* [EXERCISE GOAL]
Nothing in the data should change when you return it, but leave the pictures out.

* [SUPPLIED INFORMATION]

□ □ □

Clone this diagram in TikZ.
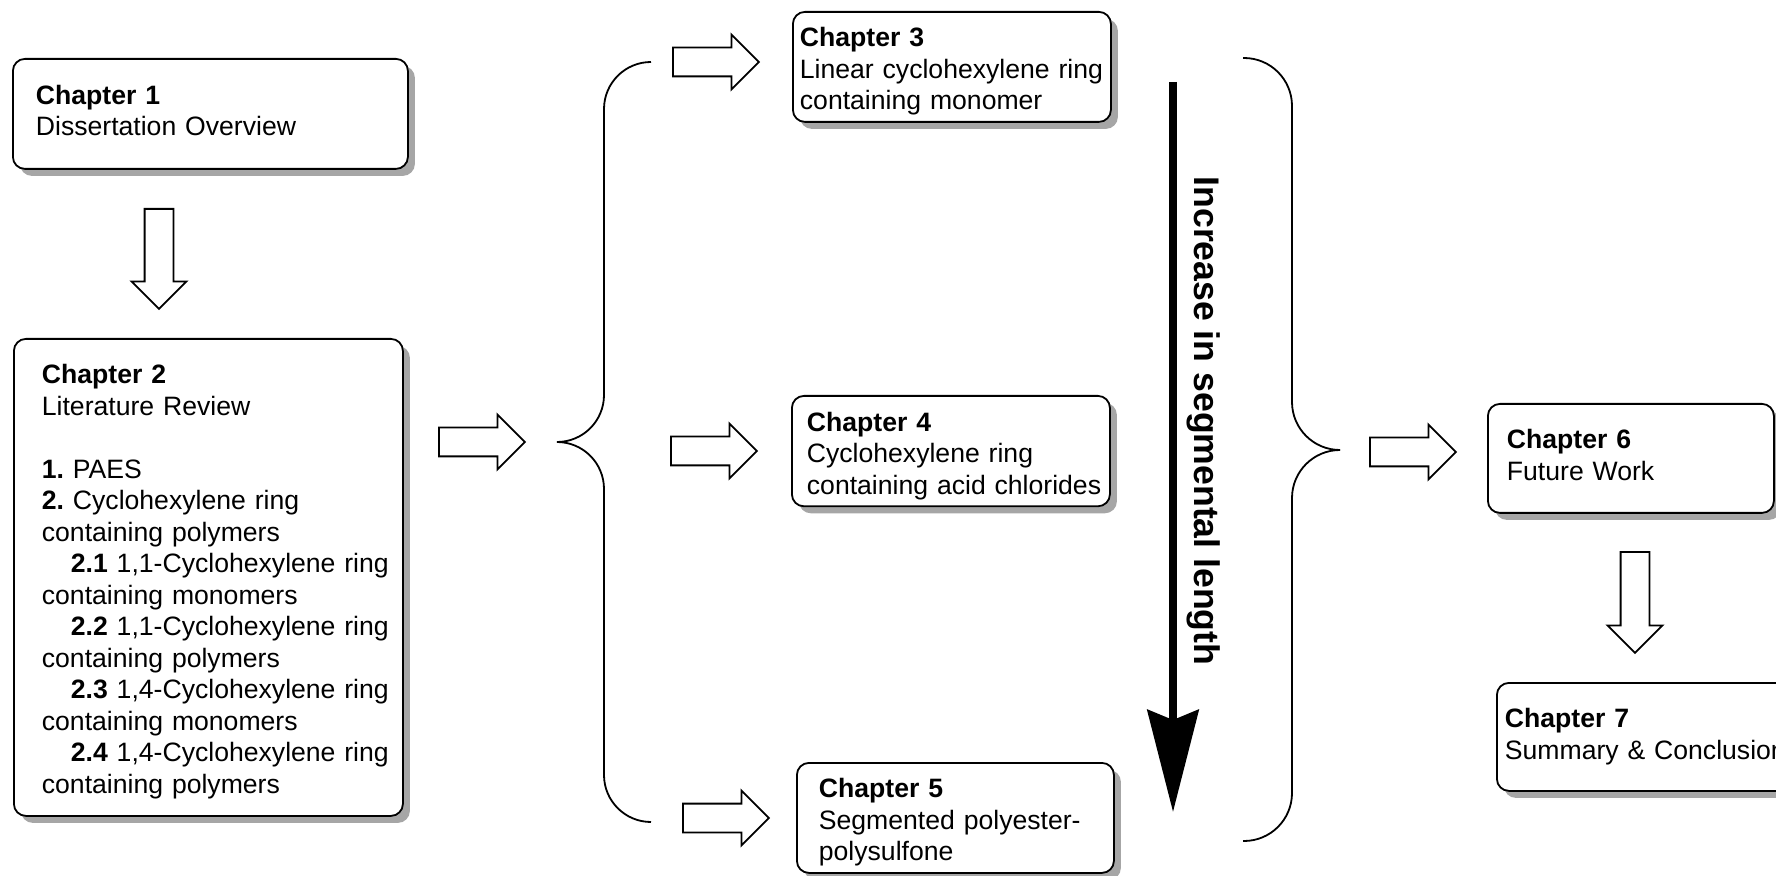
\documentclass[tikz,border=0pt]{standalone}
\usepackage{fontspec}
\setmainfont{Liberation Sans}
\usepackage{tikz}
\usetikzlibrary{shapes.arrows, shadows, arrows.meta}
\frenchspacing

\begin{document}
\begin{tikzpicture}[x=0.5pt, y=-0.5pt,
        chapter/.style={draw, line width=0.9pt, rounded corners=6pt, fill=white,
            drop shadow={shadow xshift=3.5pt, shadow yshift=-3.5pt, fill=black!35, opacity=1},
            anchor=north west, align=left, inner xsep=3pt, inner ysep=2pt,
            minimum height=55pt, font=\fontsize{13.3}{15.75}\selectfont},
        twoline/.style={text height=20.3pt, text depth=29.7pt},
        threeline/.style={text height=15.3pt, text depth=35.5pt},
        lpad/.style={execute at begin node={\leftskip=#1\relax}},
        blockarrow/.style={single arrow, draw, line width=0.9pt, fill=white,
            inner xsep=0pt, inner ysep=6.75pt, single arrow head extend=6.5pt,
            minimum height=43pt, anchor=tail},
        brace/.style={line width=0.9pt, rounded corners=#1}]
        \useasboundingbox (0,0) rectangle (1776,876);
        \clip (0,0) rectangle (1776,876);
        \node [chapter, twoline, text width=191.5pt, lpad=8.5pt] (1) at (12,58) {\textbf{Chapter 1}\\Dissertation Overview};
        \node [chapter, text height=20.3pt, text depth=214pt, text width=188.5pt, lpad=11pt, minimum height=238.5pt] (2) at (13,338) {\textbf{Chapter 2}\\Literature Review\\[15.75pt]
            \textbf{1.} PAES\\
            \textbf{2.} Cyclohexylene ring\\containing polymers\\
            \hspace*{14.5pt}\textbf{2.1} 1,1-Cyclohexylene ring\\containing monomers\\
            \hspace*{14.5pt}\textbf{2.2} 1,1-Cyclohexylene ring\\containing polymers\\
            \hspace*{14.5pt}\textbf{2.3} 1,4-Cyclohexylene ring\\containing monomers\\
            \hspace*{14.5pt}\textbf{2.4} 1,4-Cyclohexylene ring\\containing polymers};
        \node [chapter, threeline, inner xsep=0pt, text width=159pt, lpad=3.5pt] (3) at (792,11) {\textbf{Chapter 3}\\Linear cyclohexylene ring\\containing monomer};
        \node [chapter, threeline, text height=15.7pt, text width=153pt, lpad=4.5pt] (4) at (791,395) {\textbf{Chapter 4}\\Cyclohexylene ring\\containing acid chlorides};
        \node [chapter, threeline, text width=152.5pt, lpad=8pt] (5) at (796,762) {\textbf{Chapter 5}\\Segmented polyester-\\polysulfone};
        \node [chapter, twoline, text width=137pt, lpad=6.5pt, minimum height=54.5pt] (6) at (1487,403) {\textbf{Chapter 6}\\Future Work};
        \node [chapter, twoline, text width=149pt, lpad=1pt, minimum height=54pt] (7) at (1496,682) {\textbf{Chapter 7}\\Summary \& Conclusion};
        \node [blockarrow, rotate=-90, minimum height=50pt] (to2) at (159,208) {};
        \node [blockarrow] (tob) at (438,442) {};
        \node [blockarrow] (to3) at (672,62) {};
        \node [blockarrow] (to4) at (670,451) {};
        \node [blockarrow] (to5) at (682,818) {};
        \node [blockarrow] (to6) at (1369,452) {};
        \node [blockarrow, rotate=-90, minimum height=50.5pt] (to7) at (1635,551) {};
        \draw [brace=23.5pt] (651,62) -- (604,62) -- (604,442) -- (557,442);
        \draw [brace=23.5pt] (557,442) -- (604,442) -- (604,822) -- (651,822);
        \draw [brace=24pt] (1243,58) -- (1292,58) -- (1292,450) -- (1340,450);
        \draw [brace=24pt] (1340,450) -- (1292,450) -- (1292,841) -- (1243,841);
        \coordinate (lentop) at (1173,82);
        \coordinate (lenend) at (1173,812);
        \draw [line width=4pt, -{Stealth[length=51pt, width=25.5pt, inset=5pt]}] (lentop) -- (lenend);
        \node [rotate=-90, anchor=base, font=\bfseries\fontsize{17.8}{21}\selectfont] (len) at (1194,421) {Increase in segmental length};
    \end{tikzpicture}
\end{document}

□ □ □

* [COMPLETED EXERCISE]
Clone this diagram in TikZ.
\documentclass[tikz,border=0pt]{standalone}
\usepackage{fontspec}
\setmainfont{Liberation Sans}
\usepackage{tikz}
\usetikzlibrary{shapes.arrows, shadows, arrows.meta}
\frenchspacing

\begin{document}
\begin{tikzpicture}[x=0.5pt, y=-0.5pt,
        chapter/.style={draw, line width=0.9pt, rounded corners=6pt, fill=white,
            drop shadow={shadow xshift=3.5pt, shadow yshift=-3.5pt, fill=black!35, opacity=1},
            anchor=north west, align=left, inner xsep=3pt, inner ysep=2pt,
            minimum height=55pt, font=\fontsize{13.3}{15.75}\selectfont},
        twoline/.style={text height=20.3pt, text depth=29.7pt},
        threeline/.style={text height=15.3pt, text depth=35.5pt},
        lpad/.style={execute at begin node={\leftskip=#1\relax}},
        blockarrow/.style={single arrow, draw, line width=0.9pt, fill=white,
            inner xsep=0pt, inner ysep=6.75pt, single arrow head extend=6.5pt,
            minimum height=43pt, anchor=tail},
        brace/.style={line width=0.9pt, rounded corners=#1}]
        \useasboundingbox (0,0) rectangle (1776,876);
        \clip (0,0) rectangle (1776,876);
        \node [chapter, twoline, text width=191.5pt, lpad=8.5pt] (1) at (12,58) {\textbf{Chapter 1}\\Dissertation Overview};
        \node [chapter, text height=20.3pt, text depth=214pt, text width=188.5pt, lpad=11pt, minimum height=238.5pt] (2) at (13,338) {\textbf{Chapter 2}\\Literature Review\\[15.75pt]
            \textbf{1.} PAES\\
            \textbf{2.} Cyclohexylene ring\\containing polymers\\
            \hspace*{14.5pt}\textbf{2.1} 1,1-Cyclohexylene ring\\containing monomers\\
            \hspace*{14.5pt}\textbf{2.2} 1,1-Cyclohexylene ring\\containing polymers\\
            \hspace*{14.5pt}\textbf{2.3} 1,4-Cyclohexylene ring\\containing monomers\\
            \hspace*{14.5pt}\textbf{2.4} 1,4-Cyclohexylene ring\\containing polymers};
        \node [chapter, threeline, inner xsep=0pt, text width=159pt, lpad=3.5pt] (3) at (792,11) {\textbf{Chapter 3}\\Linear cyclohexylene ring\\containing monomer};
        \node [chapter, threeline, text height=15.7pt, text width=153pt, lpad=4.5pt] (4) at (791,395) {\textbf{Chapter 4}\\Cyclohexylene ring\\containing acid chlorides};
        \node [chapter, threeline, text width=152.5pt, lpad=8pt] (5) at (796,762) {\textbf{Chapter 5}\\Segmented polyester-\\polysulfone};
        \node [chapter, twoline, text width=137pt, lpad=6.5pt, minimum height=54.5pt] (6) at (1487,403) {\textbf{Chapter 6}\\Future Work};
        \node [chapter, twoline, text width=149pt, lpad=1pt, minimum height=54pt] (7) at (1496,682) {\textbf{Chapter 7}\\Summary \& Conclusion};
        \node [blockarrow, rotate=-90, minimum height=50pt] (to2) at (159,208) {};
        \node [blockarrow] (tob) at (438,442) {};
        \node [blockarrow] (to3) at (672,62) {};
        \node [blockarrow] (to4) at (670,451) {};
        \node [blockarrow] (to5) at (682,818) {};
        \node [blockarrow] (to6) at (1369,452) {};
        \node [blockarrow, rotate=-90, minimum height=50.5pt] (to7) at (1635,551) {};
        \draw [brace=23.5pt] (651,62) -- (604,62) -- (604,442) -- (557,442);
        \draw [brace=23.5pt] (557,442) -- (604,442) -- (604,822) -- (651,822);
        \draw [brace=24pt] (1243,58) -- (1292,58) -- (1292,450) -- (1340,450);
        \draw [brace=24pt] (1340,450) -- (1292,450) -- (1292,841) -- (1243,841);
        \coordinate (lentop) at (1173,82);
        \coordinate (lenend) at (1173,812);
        \draw [line width=4pt, -{Stealth[length=51pt, width=25.5pt, inset=5pt]}] (lentop) -- (lenend);
        \node [rotate=-90, anchor=base, font=\bfseries\fontsize{17.8}{21}\selectfont] (len) at (1194,421) {Increase in segmental length};
    \end{tikzpicture}
\end{document}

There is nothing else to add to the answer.